Elle ne fait que décrire le chantage dont sont victimes la plupart des propriétaires de résidences de tourismes, qui se trouvent piégés en fin de bail, avec un gestionnaire qui dénonce le bail et propose un loyer dérisoire, sous menace de les laisser tomber.
Des solutions palliatives existent, notre cabinet y travaille depuis près de 10 ans.
Malgré des améliorations, les plaintes des propriétaires déçus par leurs investissements dans les résidences de tourisme sont toujours nombreuses.
Il faut toutefois souligner que les enquêteurs de la DGCCRF ont fait corriger les pratiques de plusieurs professionnels contrôlés, lorsqu’elles étaient susceptibles d’être trompeuses mais à notre sens, les points contrôlés sont insuffisants tant le secteur est sinistré.
Il s’agit d’un 1er pas intéressant qu’il faudra poursuivre.
La répression des fraudes indique que plus largement, il pourrait être nécessaire de renforcer la réglementation, notamment en amont de la vente (sur l’information préalable et pré-contractuelle des consommateurs) puis pendant la période d’exploitation (sur la transparence des gestionnaires à l’égard des propriétaires en ce qui concerne le traitement de la propriété des équipements et parties communes, et la prise en charge des gros travaux d’entretien).

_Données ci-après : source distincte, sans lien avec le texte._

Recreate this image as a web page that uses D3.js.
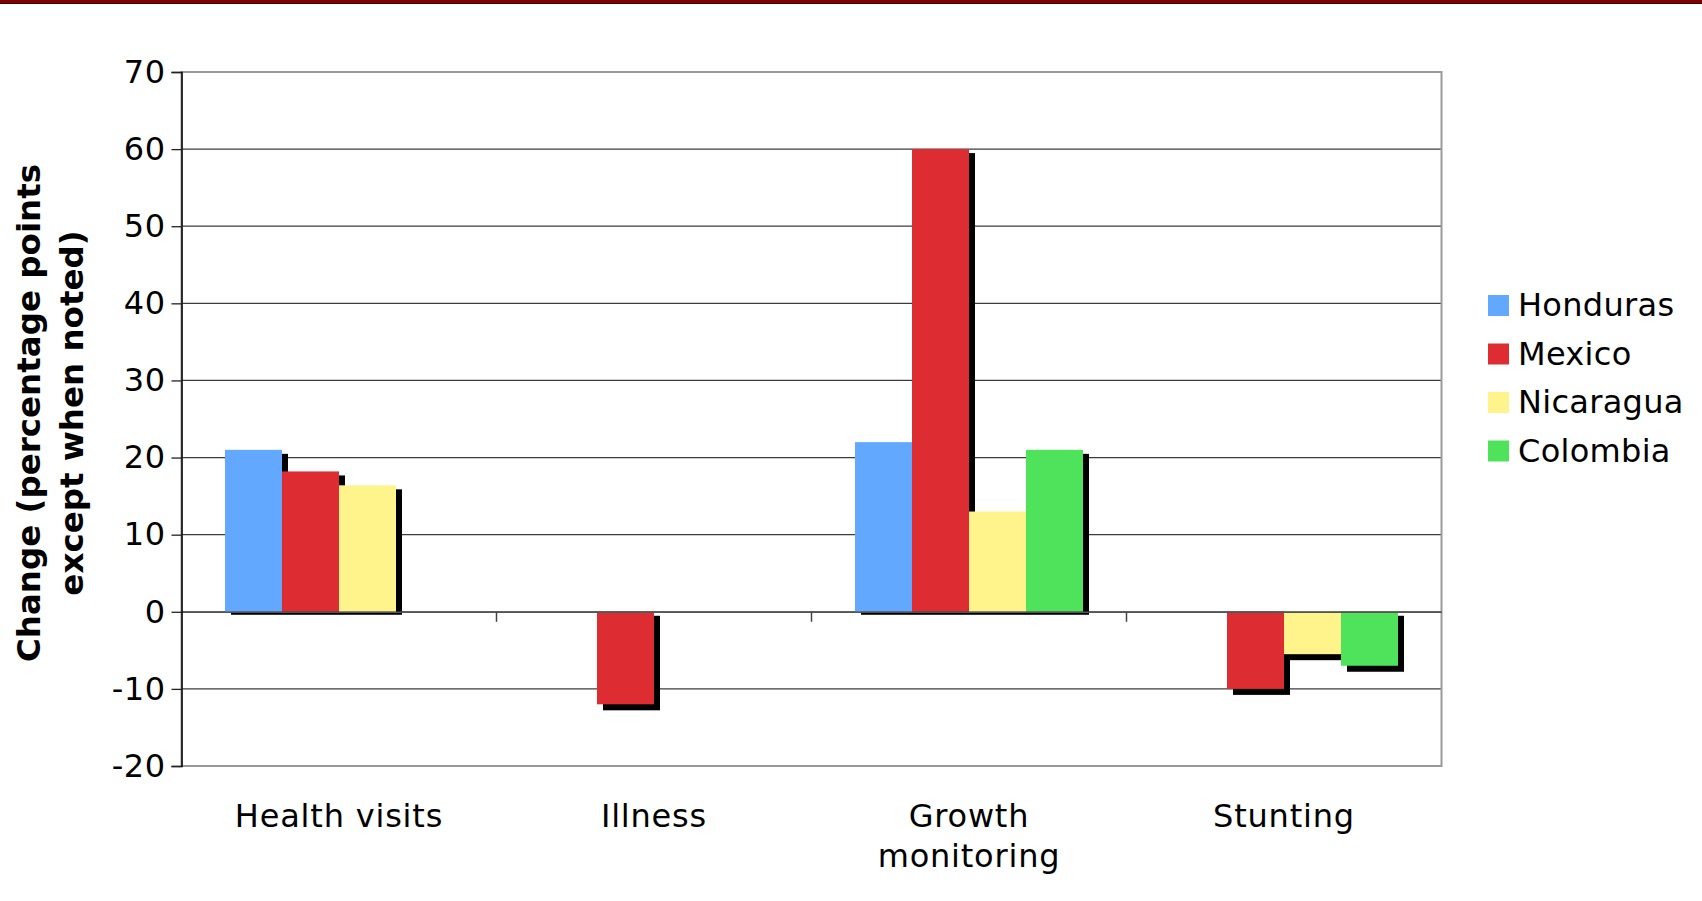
<!DOCTYPE html>
<html>
<head>
<meta charset="utf-8">
<script src="https://cdn.jsdelivr.net/npm/d3@7"></script>
<style>
  body { margin: 0; background: #fff; }
  svg { display: block; font-family: "DejaVu Sans", Verdana, sans-serif; }
</style>
</head>
<body>
<div id="root"></div>
<script>
const categories = ['Health visits', 'Illness', 'Growth\nmonitoring', 'Stunting']
const seriesNames = ['Honduras', 'Mexico', 'Nicaragua', 'Colombia']
const honduras = [21, null, 22, null]
const mexico = [18.2, -12, 60, -10]
const nicaragua = [16.4, null, 13, -5.5]
const colombia = [null, null, 21, -7]
const yTicks = [-20, -10, 0, 10, 20, 30, 40, 50, 60, 70]
const colors = ['#62a8ff', '#de2c33', '#fff38b', '#4ee35a']

const seriesValues = [honduras, mexico, nicaragua, colombia]

const width = 1702
const height = 901
const plot = { left: 181.5, right: 1441.5, top: 72, bottom: 766 }

const svg = d3.select('#root').append('svg')
  .attr('width', width)
  .attr('height', height)

// top banner line
svg.append('rect')
  .attr('x', 0).attr('y', 0)
  .attr('width', width).attr('height', 3)
  .attr('fill', '#800000')
svg.append('rect')
  .attr('x', 0).attr('y', 3)
  .attr('width', width).attr('height', 1)
  .attr('fill', '#3a0000')

const y = d3.scaleLinear()
  .domain([-20, 70])
  .range([plot.bottom, plot.top])

const x0 = d3.scaleBand()
  .domain(categories)
  .range([plot.left, plot.right])

const x1 = d3.scaleBand()
  .domain(seriesNames)
  .range([0, x0.bandwidth()])
  .paddingInner(0)
  .paddingOuter(0.763)

// gridlines
svg.append('g')
  .selectAll('line')
  .data(yTicks.filter(t => t !== -20 && t !== 70))
  .join('line')
  .attr('x1', plot.left).attr('x2', plot.right)
  .attr('y1', d => y(d)).attr('y2', d => y(d))
  .attr('stroke', '#3c3c3c')
  .attr('stroke-width', 1.3)

// plot border (gray)
svg.append('rect')
  .attr('x', plot.left).attr('y', plot.top)
  .attr('width', plot.right - plot.left)
  .attr('height', plot.bottom - plot.top)
  .attr('fill', 'none')
  .attr('stroke', '#9a9a9a')
  .attr('stroke-width', 2)

// bars with drop shadows, series by series
const shadowDx = 6
const shadowDy = 4
seriesNames.forEach((name, si) => {
  const rows = categories
    .map((c, ci) => ({ cat: c, value: seriesValues[si][ci] }))
    .filter(d => d.value !== null)
  const g = svg.append('g')
  g.selectAll('rect.shadow')
    .data(rows)
    .join('rect')
    .attr('class', 'shadow')
    .attr('x', d => x0(d.cat) + x1(name) + shadowDx)
    .attr('y', d => d.value >= 0 ? y(d.value) + shadowDy : y(0) + shadowDy)
    .attr('width', x1.bandwidth())
    .attr('height', d => d.value >= 0
      ? y(0) - y(d.value) - shadowDy + 3
      : y(d.value) - y(0) + 2)
    .attr('fill', '#000')
  g.selectAll('rect.bar')
    .data(rows)
    .join('rect')
    .attr('class', 'bar')
    .attr('x', d => x0(d.cat) + x1(name))
    .attr('y', d => Math.min(y(d.value), y(0)))
    .attr('width', x1.bandwidth())
    .attr('height', d => Math.abs(y(d.value) - y(0)))
    .attr('fill', colors[si])
})

// zero line with category ticks
const xAxis = d3.axisBottom(x0).tickSize(0).tickFormat('')
svg.append('g')
  .attr('transform', `translate(0, ${y(0)})`)
  .call(xAxis)
  .call(g => g.select('.domain').attr('stroke', '#555').attr('stroke-width', 1.5))
svg.append('g')
  .selectAll('line')
  .data(categories.slice(1))
  .join('line')
  .attr('x1', d => x0(d)).attr('x2', d => x0(d))
  .attr('y1', y(0)).attr('y2', y(0) + 10)
  .attr('stroke', '#444')
  .attr('stroke-width', 1.5)

// y axis
const yAxis = d3.axisLeft(y)
  .tickValues(yTicks)
  .tickFormat(d => String(d))
  .tickSize(10)
  .tickPadding(6)
svg.append('g')
  .attr('transform', `translate(${plot.left}, 0)`)
  .call(yAxis)
  .call(g => g.select('.domain').attr('stroke', '#000').attr('stroke-width', 1.5))
  .call(g => g.selectAll('.tick line').attr('stroke', '#222').attr('stroke-width', 1.3))
  .call(g => g.selectAll('.tick text')
    .attr('font-size', 32)
    .attr('letter-spacing', 0.5)
    .attr('fill', '#000')
    .attr('font-family', '"DejaVu Sans", Verdana, sans-serif'))

// category labels
const catLabels = svg.append('g')
  .selectAll('text')
  .data(categories)
  .join('text')
  .attr('x', d => x0(d) + x0.bandwidth() / 2)
  .attr('y', 827)
  .attr('text-anchor', 'middle')
  .attr('font-size', 32)
  .attr('letter-spacing', 0.8)
  .attr('fill', '#000')
catLabels.selectAll('tspan')
  .data(d => d.split('\n'))
  .join('tspan')
  .attr('x', function() { return d3.select(this.parentNode).attr('x') })
  .attr('dy', (d, i) => i === 0 ? 0 : 40)
  .text(d => d)

// y axis title
const title = svg.append('text')
  .attr('transform', 'translate(50, 413) rotate(-90)')
  .attr('text-anchor', 'middle')
  .attr('font-size', 32.5)
  .attr('font-weight', 'bold')
  .attr('fill', '#000')
title.append('tspan').attr('x', 0).attr('dy', -10).text('Change (percentage points')
title.append('tspan').attr('x', 0).attr('dy', 43).text('except when noted)')

// legend
const legend = svg.append('g')
  .selectAll('g')
  .data(seriesNames)
  .join('g')
  .attr('transform', (d, i) => `translate(1488, ${305 + i * 48.5})`)
legend.append('rect')
  .attr('x', 0).attr('y', -10)
  .attr('width', 21).attr('height', 21)
  .attr('fill', (d, i) => colors[i])
legend.append('text')
  .attr('x', 30)
  .attr('y', 11)
  .attr('font-size', 32)
  .attr('letter-spacing', 0.3)
  .attr('fill', '#000')
  .text(d => d)
</script>
</body>
</html>
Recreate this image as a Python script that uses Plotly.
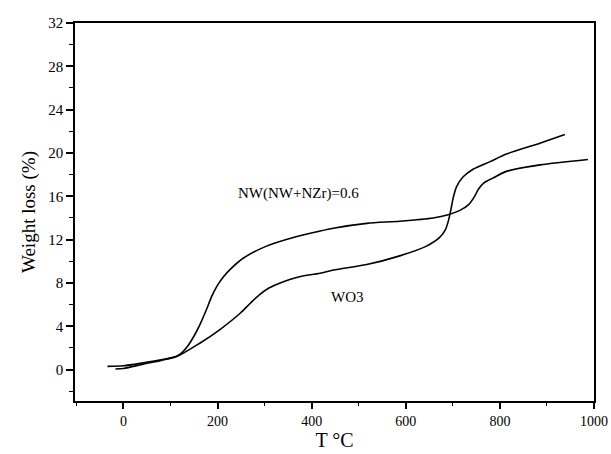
import plotly.graph_objects as go

# NW(NW+NZr)=0.6 curve
nw_T = [-34, 0, 42, 80, 113, 125, 137, 150, 163, 176, 188, 200, 213, 228, 255, 304, 361, 414,
        446, 517, 587, 658, 690, 715, 733, 745, 755, 765, 786, 814, 885, 987]
nw_W = [0.3, 0.35, 0.62, 0.9, 1.23, 1.6, 2.2, 3.1, 4.2, 5.5, 6.8, 7.8, 8.6, 9.3, 10.3, 11.4, 12.2, 12.75,
        13.05, 13.5, 13.7, 14.0, 14.3, 14.7, 15.2, 15.9, 16.7, 17.2, 17.7, 18.3, 18.9, 19.4]

# WO3 curve
wo_T = [-17, 0, 42, 80, 113, 163, 205, 248, 270, 290, 310, 333, 355, 376, 418, 446, 517, 587, 644,
        672, 684, 691, 696, 701, 708, 722, 743, 779, 814, 885, 938]
wo_W = [0.05, 0.1, 0.5, 0.85, 1.2, 2.46, 3.7, 5.2, 6.15, 6.95, 7.55, 8.0, 8.35, 8.6, 8.9, 9.2, 9.7, 10.5, 11.4,
        12.2, 12.9, 13.8, 14.8, 15.9, 16.9, 17.8, 18.5, 19.2, 19.9, 20.9, 21.7]

label_nw = "NW(NW+NZr)=0.6"
label_wo = "WO3"

FONT = "Times New Roman, Liberation Serif, serif"

fig = go.Figure()
fig.add_trace(go.Scatter(x=nw_T, y=nw_W, mode="lines",
                         line=dict(color="black", width=1.6, shape="spline", smoothing=0.8),
                         showlegend=False))
fig.add_trace(go.Scatter(x=wo_T, y=wo_W, mode="lines",
                         line=dict(color="black", width=1.6, shape="spline", smoothing=0.8),
                         showlegend=False))

fig.add_annotation(x=371, y=16.3, text=label_nw, showarrow=False,
                   font=dict(family=FONT, size=15, color="black"))
fig.add_annotation(x=477, y=6.7, text=label_wo, showarrow=False,
                   font=dict(family=FONT, size=15, color="black"))

fig.update_layout(
    width=611, height=454,
    margin=dict(l=75, r=17, t=23, b=53, autoexpand=False),
    paper_bgcolor="white", plot_bgcolor="white",
    font=dict(family=FONT, color="black"),
)
fig.update_xaxes(
    range=[-103, 1000], tick0=0, dtick=200, automargin=False,
    showgrid=False, zeroline=False,
    showline=True, linecolor="black", linewidth=1.5, mirror=True,
    ticks="outside", ticklen=6, tickwidth=1.5, tickcolor="black",
    minor=dict(dtick=100, tick0=0, ticks="outside", ticklen=3, tickwidth=1.2, tickcolor="black"),
    tickfont=dict(family=FONT, size=14, color="black"),
    title=dict(text="T °C", font=dict(family=FONT, size=20, color="black"), standoff=2),
)
fig.update_yaxes(
    range=[-2.9, 32], tick0=0, dtick=4, automargin=False,
    showgrid=False, zeroline=False,
    showline=True, linecolor="black", linewidth=1.5, mirror=True,
    ticks="outside", ticklen=7, tickwidth=1.5, tickcolor="black",
    minor=dict(dtick=2, tick0=0, ticks="outside", ticklen=4, tickwidth=1.2, tickcolor="black"),
    tickfont=dict(family=FONT, size=15, color="black"),
    title=dict(text="Weight loss (%)", font=dict(family=FONT, size=19, color="black"), standoff=8),
)

# remove the default page margin so the figure fills the window exactly
fig.write_html("out.html",
               config={"displayModeBar": False},
               post_script="document.body.style.margin='0px';document.body.style.overflow='hidden';")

Ces réflexions pourront se poursuivre, avec les professionnels, au sein d’un groupe de travail mis en place par la Direction générale des entreprises (DGE) en coordination avec la DGCCRF.
Notre cabinet œuvrera pour améliorer les droits et la protection des propriétaires bailleurs qui se trouvent souvent en grandes difficultés du fait de la méconnaissance de la règlementation de ce secteur aussi vaste, que complexe.